A: Right. And it’s a communication thing as much as anything else. I know from my personal standpoint that I want to tell people what has transpired and why it has transpired. And then I want to show people how other teams have been in this situation and what has happened for them to fight their way out. And then I want to try, despite what’s being said by our local [media] gurus, to create the idea that it can happen and that there is hope and we must go forward here and we’ve got to believe.
Q: Is that lack of understanding because we’re a relatively new NFL city?
A: I don’t know if it’s a lack of understanding. It’s not easy. It’s kind of a complicated matter. If you believe everything you read you can be anywhere from one end of the spectrum to the other as far as the salary cap. I really haven’t seen the number correctly reported yet.
Q: How do you deal with the college mentality — lose one game and the season’s over?
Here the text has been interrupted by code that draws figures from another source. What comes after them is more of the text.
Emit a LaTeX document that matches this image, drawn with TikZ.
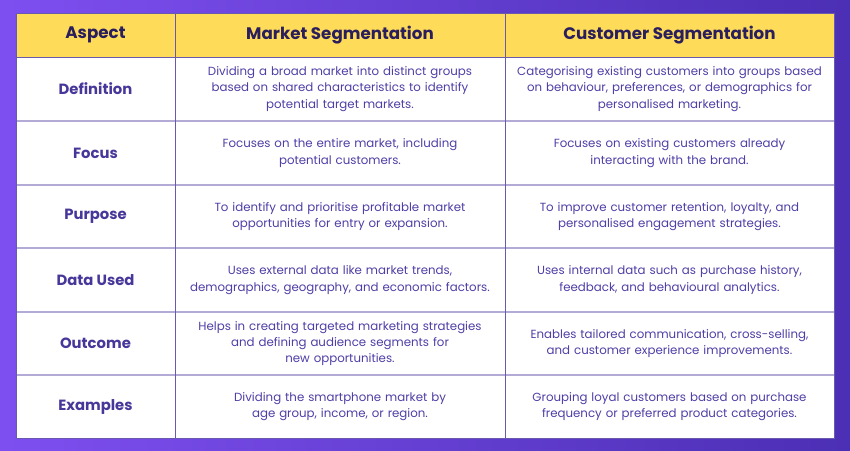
\documentclass[tikz,border=0pt]{standalone}
\usepackage{fontspec}
\setmainfont{Poppins}
\definecolor{bgleft}{HTML}{7E4FF0}
\definecolor{bgright}{HTML}{4B2FB4}
\definecolor{headfill}{HTML}{FFDB5A}
\definecolor{headtext}{HTML}{2A1F5C}
\definecolor{aspecttext}{HTML}{47379A}
\definecolor{bodytext}{HTML}{4E3FA6}
\definecolor{gridline}{HTML}{6A5AAE}
\definecolor{rowline}{HTML}{B3AAD6}
\begin{document}
\begin{tikzpicture}[x=1pt,y=-1pt]
        % Define styles
        \tikzset{
            head/.style={font=\bfseries\fontsize{16.7}{20}\selectfont, text=headtext},
            aspect/.style={font=\bfseries\fontsize{14.8}{18}\selectfont, text=aspecttext},
            cell/.style={font=\fontsize{11.8}{16.2}\selectfont, text=bodytext, align=center, text width=320pt}
        }
        % Background
        \shade[left color=bgleft, right color=bgright] (0,0) rectangle (850,450);
        \useasboundingbox (0,0) rectangle (850,450);
        % Table body and header
        \fill[white] (16,57) rectangle (834,438);
        \fill[headfill] (16,13) rectangle (834,57);
        \foreach \y in {121,185,248,312,375}
            \draw[rowline, line width=1.2pt] (16,\y) -- (834,\y);
        \draw[gridline] (16,57) -- (834,57);
        \draw[gridline] (175,13) -- (175,438);
        \draw[gridline] (505,13) -- (505,438);
        \draw[gridline] (16,13) rectangle (834,438);
        % Header
        \node[head] (h1) at (95.5,35) {Aspect};
        \node[head] (h2) at (340,35) {Market Segmentation};
        \node[head] (h3) at (669.5,35) {Customer Segmentation};
        % Rows
        \node[aspect] (a1) at (95.5,89) {Definition};
        \node[cell] (m1) at (340,89) {Dividing a broad market into distinct groups\\based on shared characteristics to identify\\potential target markets.};
        \node[cell] (c1) at (669.5,89) {Categorising existing customers into groups based\\on behaviour, preferences, or demographics for\\personalised marketing.};
        \node[aspect] (a2) at (95.5,153) {Focus};
        \node[cell] (m2) at (340,153) {Focuses on the entire market, including\\potential customers.};
        \node[cell] (c2) at (669.5,153) {Focuses on existing customers already\\interacting with the brand.};
        \node[aspect] (a3) at (95.5,216.5) {Purpose};
        \node[cell] (m3) at (340,216.5) {To identify and prioritise profitable market\\opportunities for entry or expansion.};
        \node[cell] (c3) at (669.5,216.5) {To improve customer retention, loyalty, and\\personalised engagement strategies.};
        \node[aspect] (a4) at (95.5,280) {Data Used};
        \node[cell] (m4) at (340,280) {Uses external data like market trends,\\demographics, geography, and economic factors.};
        \node[cell] (c4) at (669.5,280) {Uses internal data such as purchase history,\\feedback, and behavioural analytics.};
        \node[aspect] (a5) at (95.5,343.5) {Outcome};
        \node[cell] (m5) at (340,343.5) {Helps in creating targeted marketing strategies\\and defining audience segments for\\new opportunities.};
        \node[cell] (c5) at (669.5,343.5) {Enables tailored communication, cross-selling,\\and customer experience improvements.};
        \node[aspect] (a6) at (95.5,406.5) {Examples};
        \node[cell] (m6) at (340,406.5) {Dividing the smartphone market by\\age group, income, or region.};
        \node[cell] (c6) at (669.5,406.5) {Grouping loyal customers based on purchase\\frequency or preferred product categories.};
\end{tikzpicture}
\end{document}
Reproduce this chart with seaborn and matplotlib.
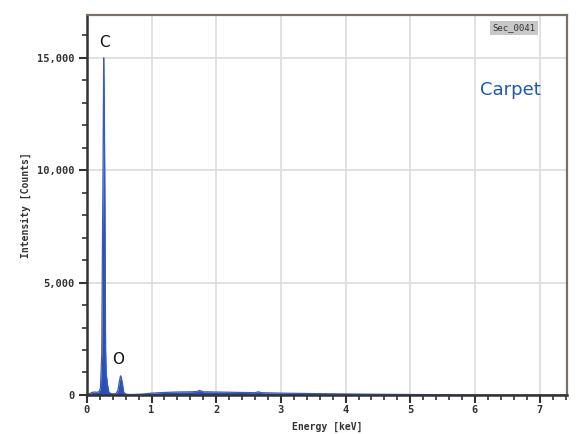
import numpy as np
import pandas as pd
import matplotlib
matplotlib.use("Agg")
import matplotlib.pyplot as plt
from matplotlib.ticker import MultipleLocator, FuncFormatter
import seaborn as sns

# EDS spectrum (energy in keV, intensity in counts)
energy = [0.00, 0.04, 0.08, 0.12, 0.16, 0.19, 0.21, 0.23, 0.24, 0.25, 0.26, 0.27,
          0.28, 0.29, 0.30, 0.31, 0.32, 0.34, 0.37, 0.41, 0.45, 0.48, 0.50, 0.52,
          0.53, 0.55, 0.57, 0.60, 0.65, 0.70, 0.80, 0.90, 1.00, 1.20, 1.40, 1.60,
          1.70, 1.74, 1.80, 2.00, 2.20, 2.40, 2.60, 2.65, 2.70, 3.00, 3.50, 4.00,
          4.50, 5.00, 5.50, 5.80, 6.00, 7.00, 7.40]
counts = [0, 60, 110, 130, 120, 150, 300, 1800, 6200, 10000, 15000, 12600,
          8200, 2000, 900, 700, 450, 120, 60, 50, 60, 200, 550, 850,
          800, 500, 120, 40, 20, 20, 30, 50, 80, 110, 130, 140,
          150, 200, 140, 130, 120, 110, 100, 140, 100, 80, 60, 45,
          30, 20, 10, 5, 0, 0, 0]

peak_labels = ["C", "O"]
peak_pos = [(0.27, 15700), (0.49, 1560)]

xticks = [0, 1, 2, 3, 4, 5, 6, 7]
yticks = [0, 5000, 10000, 15000]

df = pd.DataFrame({"Energy": energy, "Counts": counts})

sns.set_style("white")
fig = plt.figure(figsize=(5.79, 4.34), dpi=100)
ax = fig.add_axes([0.150, 0.090, 0.829, 0.875])

ax.fill_between(df["Energy"], df["Counts"], color="#2c4fb3", linewidth=0)
sns.lineplot(data=df, x="Energy", y="Counts", ax=ax, color="#3a5cc0", linewidth=0.9)

ax.set_xlim(0, 7.42)
ax.set_ylim(0, 16900)
ax.set_xticks(xticks)
ax.set_yticks(yticks)
ax.xaxis.set_minor_locator(MultipleLocator(0.2))
ax.yaxis.set_minor_locator(MultipleLocator(1000))
ax.yaxis.set_major_formatter(FuncFormatter(lambda v, p: "{:,.0f}".format(v)))

ax.grid(True, which="major", color="#dcdcdc", linewidth=1.2)
ax.set_axisbelow(True)

ax.tick_params(axis="both", which="both", bottom=True, left=True, top=False, right=False)
ax.tick_params(axis="both", which="major", direction="out", length=6, width=1.5,
               color="#333333", labelsize=7.5, labelcolor="#333333", pad=3)
ax.tick_params(axis="x", which="major", pad=1)
ax.tick_params(axis="both", which="minor", direction="out", length=3.5, width=1.2,
               color="#333333")
for lab in ax.get_xticklabels() + ax.get_yticklabels():
    lab.set_family("DejaVu Sans Mono")
    lab.set_fontweight("bold")

for side in ["left", "bottom"]:
    ax.spines[side].set_color("#333333")
    ax.spines[side].set_linewidth(1.8)
for side in ["top", "right"]:
    ax.spines[side].set_color("#7a706a")
    ax.spines[side].set_linewidth(1.6)

ax.set_xlabel("Energy [keV]", fontsize=7, family="DejaVu Sans Mono",
              fontweight="bold", color="#333333", labelpad=5)
ax.set_ylabel("Intensity [Counts]", fontsize=7, family="DejaVu Sans Mono",
              fontweight="bold", color="#333333", labelpad=4)

for lab, (x, y) in zip(peak_labels, peak_pos):
    ax.text(x, y, lab, fontsize=11, ha="center", va="center", color="#111111")

ax.text(0.883, 0.803, "Carpet", transform=ax.transAxes, fontsize=13,
        color="#1f5aa8", ha="center", va="center")
ax.text(0.89, 0.966, "Sec_0041", transform=ax.transAxes, fontsize=6.5,
        family="DejaVu Sans Mono", color="#333333", ha="center", va="center",
        bbox=dict(boxstyle="square,pad=0.3", fc="#c8c8c8", ec="none"))

fig.savefig("out.png", dpi=100)
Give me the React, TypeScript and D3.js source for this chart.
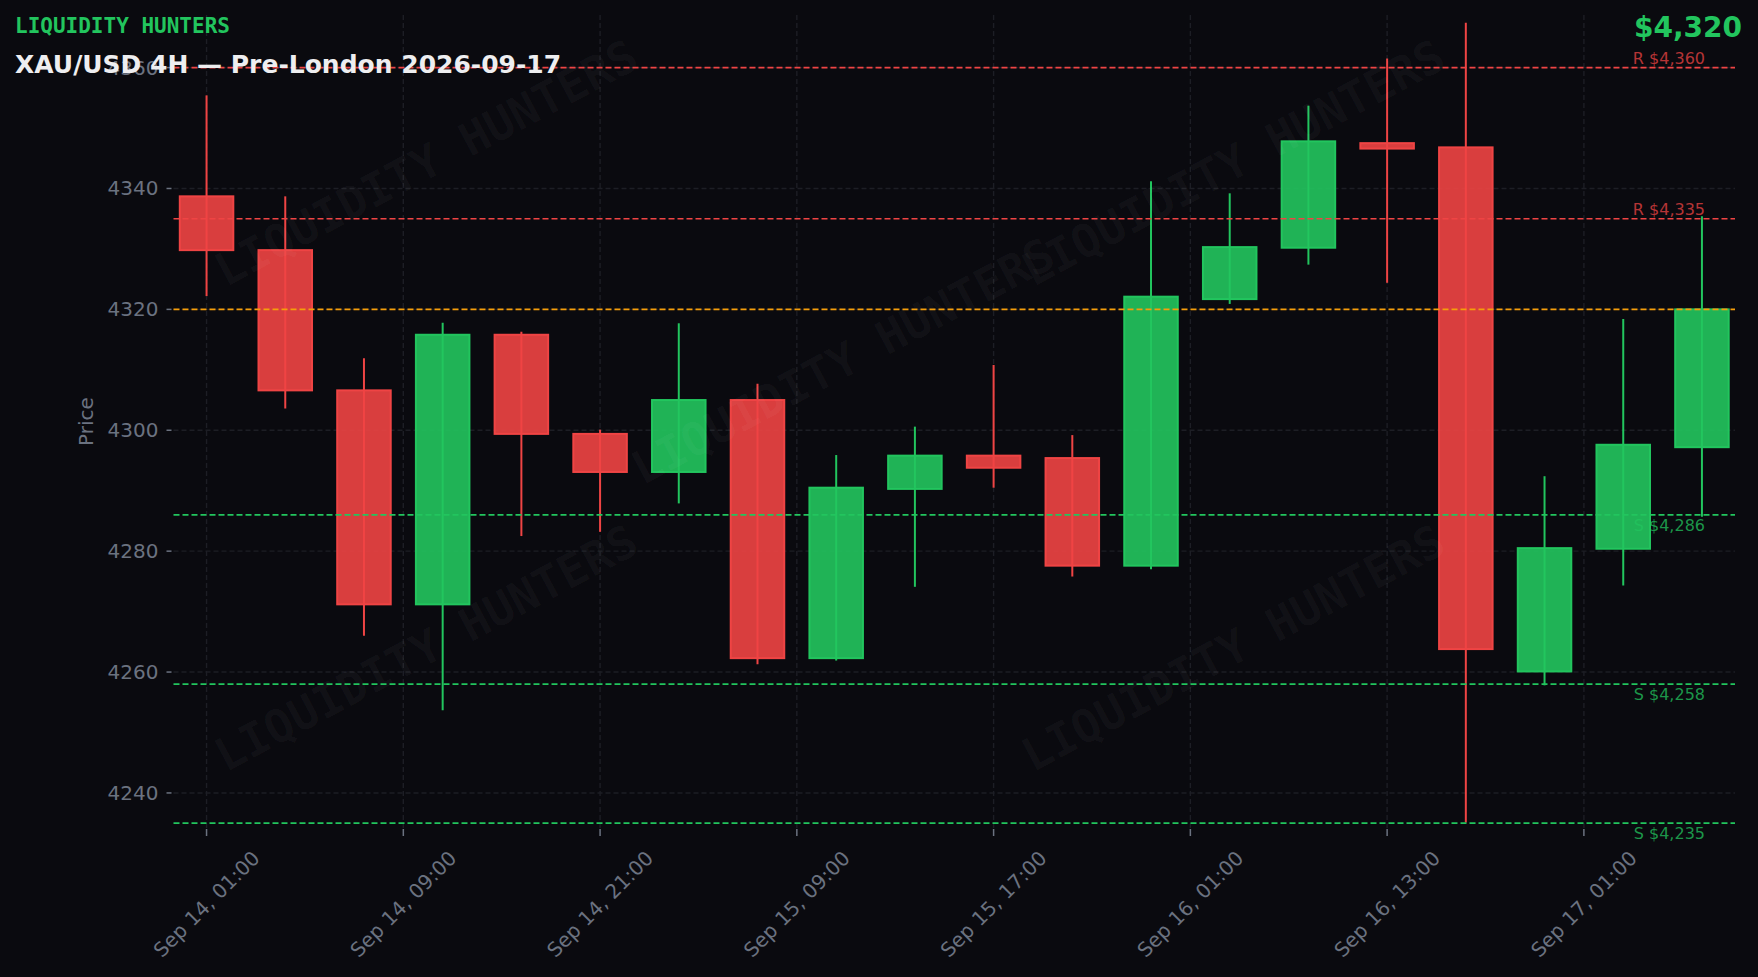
import React from "react";
import * as d3 from "d3";

// ---- data ----
const candleTimes = [
  "Sep 14, 01:00", "Sep 14, 05:00", "Sep 14, 09:00", "Sep 14, 13:00", "Sep 14, 17:00",
  "Sep 14, 21:00", "Sep 15, 01:00", "Sep 15, 05:00", "Sep 15, 09:00", "Sep 15, 13:00",
  "Sep 15, 17:00", "Sep 15, 21:00", "Sep 16, 01:00", "Sep 16, 05:00", "Sep 16, 09:00",
  "Sep 16, 13:00", "Sep 16, 17:00", "Sep 16, 21:00", "Sep 17, 01:00", "Sep 17, 05:00",
];
const opens = [4338.7, 4329.8, 4306.6, 4271.2, 4315.8, 4299.4, 4293.1, 4305.0, 4262.3, 4290.3,
  4295.8, 4295.4, 4277.6, 4321.7, 4330.2, 4347.5, 4346.8, 4260.1, 4280.4, 4297.2];
const highs = [4355.4, 4338.7, 4311.9, 4317.8, 4316.3, 4300.1, 4317.7, 4307.7, 4295.9, 4300.6,
  4310.8, 4299.2, 4341.2, 4339.2, 4353.7, 4361.5, 4367.4, 4292.4, 4318.4, 4335.4];
const lows = [4322.2, 4303.6, 4266.0, 4253.7, 4282.5, 4283.2, 4287.9, 4261.3, 4261.9, 4274.1,
  4290.5, 4275.8, 4277.0, 4320.9, 4327.4, 4324.4, 4235.1, 4257.8, 4274.3, 4285.7];
const closes = [4329.8, 4306.6, 4271.2, 4315.8, 4299.4, 4293.1, 4305.0, 4262.3, 4290.5, 4295.8,
  4293.8, 4277.6, 4322.1, 4330.3, 4347.8, 4346.6, 4263.8, 4280.5, 4297.6, 4320.0];

const xTickPositions = [0, 2.5, 5, 7.5, 10, 12.5, 15, 17.5];
const xTickLabels = [
  "Sep 14, 01:00", "Sep 14, 09:00", "Sep 14, 21:00", "Sep 15, 09:00",
  "Sep 15, 17:00", "Sep 16, 01:00", "Sep 16, 13:00", "Sep 17, 01:00",
];
const yTickValues = [4240, 4260, 4280, 4300, 4320, 4340, 4360];
const levelValues = [4360, 4335, 4286, 4258, 4235];
const levelKinds = ["R", "R", "S", "S", "S"];
const currentPrice = 4320;
const yDomain = [4234.2, 4368.7];

const brandText = "LIQUIDITY HUNTERS";
const titleText = "XAU/USD 4H \u2014 Pre-London 2026-09-17";

// ---- layout / style ----
const W = 1758;
const H = 977;
const plot = { left: 173.5, right: 1735, top: 15, bottom: 828 };
const BG = "#0a0a0f";
const RED = "#ef4444";
const GREEN = "#22c55e";
const ORANGE = "#f59e0b";
const GRID = "#1d1e25";
const AXIS_TEXT = "#6b7280";
const SANS = "'DejaVu Sans', sans-serif";
const MONO = "'DejaVu Sans Mono', monospace";
const watermarkSpots = [
  [0.1617, 0.182], [0.6785, 0.182], [0.4287, 0.4256], [0.1617, 0.7786], [0.6785, 0.7786],
];

export default function App() {
  const x = d3.scaleLinear().domain([-0.42, candleTimes.length - 1 + 0.42]).range([plot.left, plot.right]);
  const y = d3.scaleLinear().domain(yDomain).range([plot.bottom, plot.top]);
  const step = x(1) - x(0);
  const bodyW = step * 0.68;
  const fmt = d3.format(",");

  const candles = candleTimes.map((t, i) => ({
    t, i, o: opens[i], h: highs[i], l: lows[i], c: closes[i],
  }));

  return (
    <svg
      width={W}
      height={H}
      style={{ position: "absolute", left: 0, top: 0, display: "block" }}
      xmlns="http://www.w3.org/2000/svg"
    >
      <rect x={0} y={0} width={W} height={H} fill={BG} />

      {/* grid */}
      <g>
        {yTickValues.map((v) => (
          <line key={"gy" + v} x1={plot.left} x2={plot.right} y1={y(v)} y2={y(v)}
            stroke={GRID} strokeWidth={1.4} strokeDasharray="5,3" />
        ))}
        {xTickPositions.map((p) => (
          <line key={"gx" + p} x1={x(p)} x2={x(p)} y1={plot.top} y2={plot.bottom}
            stroke={GRID} strokeWidth={1.4} strokeDasharray="5,3" />
        ))}
      </g>

      {/* axis ticks and labels */}
      <g>
        {yTickValues.map((v) => (
          <g key={"ty" + v}>
            <line x1={plot.left - 7} x2={plot.left - 2} y1={y(v)} y2={y(v)} stroke={AXIS_TEXT} strokeWidth={1.5} />
            <text x={plot.left - 15} y={y(v)} textAnchor="end" dominantBaseline="central"
              fontFamily={SANS} fontSize={20} fill={AXIS_TEXT}>{v}</text>
          </g>
        ))}
        {xTickPositions.map((p, k) => (
          <g key={"tx" + p}>
            <line x1={x(p)} x2={x(p)} y1={plot.bottom + 1} y2={plot.bottom + 8} stroke={AXIS_TEXT} strokeWidth={1.5} />
            <text transform={`translate(${x(p)},${plot.bottom + 76}) rotate(-45)`} textAnchor="middle"
              dominantBaseline="central" fontFamily={SANS} fontSize={20} fill={AXIS_TEXT}>{xTickLabels[k]}</text>
          </g>
        ))}
        <text transform={`translate(86,${(plot.top + plot.bottom) / 2}) rotate(-90)`} textAnchor="middle"
          dominantBaseline="central" fontFamily={SANS} fontSize={20} fill={AXIS_TEXT}>Price</text>
      </g>

      {/* candles */}
      <g>
        {candles.map((d) => {
          const col = d.c >= d.o ? GREEN : RED;
          const top = y(Math.max(d.o, d.c));
          const bot = y(Math.min(d.o, d.c));
          const cx = x(d.i);
          return (
            <g key={"c" + d.i}>
              <line x1={cx} x2={cx} y1={y(d.h)} y2={y(d.l)} stroke={col} strokeWidth={2} />
              <rect x={cx - bodyW / 2} y={top} width={bodyW} height={Math.max(bot - top, 0.5)}
                fill={col} fillOpacity={0.9} stroke={col} strokeWidth={2} />
            </g>
          );
        })}
      </g>

      {/* watermarks */}
      <g>
        {watermarkSpots.map(([fx, fy], k) => (
          <text key={"wm" + k}
            transform={`translate(${plot.left + fx * (plot.right - plot.left)},${plot.top + fy * (plot.bottom - plot.top)}) rotate(-28)`}
            textAnchor="middle" dominantBaseline="central" fontFamily={MONO} fontWeight="bold"
            fontSize={46} fill="#ffffff" fillOpacity={0.035}>{brandText}</text>
        ))}
      </g>

      {/* levels */}
      <g>
        {levelValues.map((v, k) => (
          <line key={"lv" + v} x1={plot.left} x2={plot.right} y1={y(v)} y2={y(v)}
            stroke={levelKinds[k] === "R" ? RED : GREEN} strokeWidth={1.6} strokeDasharray="6,3" />
        ))}
        <line x1={plot.left} x2={plot.right} y1={y(currentPrice)} y2={y(currentPrice)}
          stroke={ORANGE} strokeWidth={1.6} strokeDasharray="6,3" />
        {levelValues.map((v, k) => {
          const isR = levelKinds[k] === "R";
          return (
            <text key={"ll" + v} x={1705} y={isR ? y(v) - 4 : y(v) + 16} textAnchor="end"
              fontFamily={SANS} fontSize={16} fill={isR ? RED : GREEN} fillOpacity={0.75}>
              {`${levelKinds[k]} $${fmt(v)}`}
            </text>
          );
        })}
      </g>

      {/* titles */}
      <text x={15} y={33} fontFamily={MONO} fontWeight="bold" fontSize={21} fill={GREEN}>{brandText}</text>
      <text x={15} y={73} fontFamily={SANS} fontWeight="bold" fontSize={25} fill="#eeeef0">{titleText}</text>
      <text x={1742} y={37} textAnchor="end" fontFamily={SANS} fontWeight="bold" fontSize={28} fill={GREEN}>
        {`$${fmt(currentPrice)}`}
      </text>
    </svg>
  );
}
A: For five years, I didn’t worry about any of that. We won our share of football games. And now, it’s a whole different league. We try to deal with our business. I know our fans have high expectations. Great. It’s terrific. But you have to be a little bit realistic too to see that this game today, because of the cap, has become cyclical. Baltimore, Tennessee, look what they’re doing.
Q: What would you do, besides fielding a winning team, to entice fans to the stadium?
A: I think it’s twofold. We need to play good, solid, entertaining football. We need to continue to bring great players here who the fans can associate with and be excited about. We need to win football games. And we need to have our people stand by us, as difficult as it is, in the good and bad, believing that it is going to get better. I don’t know what else I can tell you. That’s the bottom line.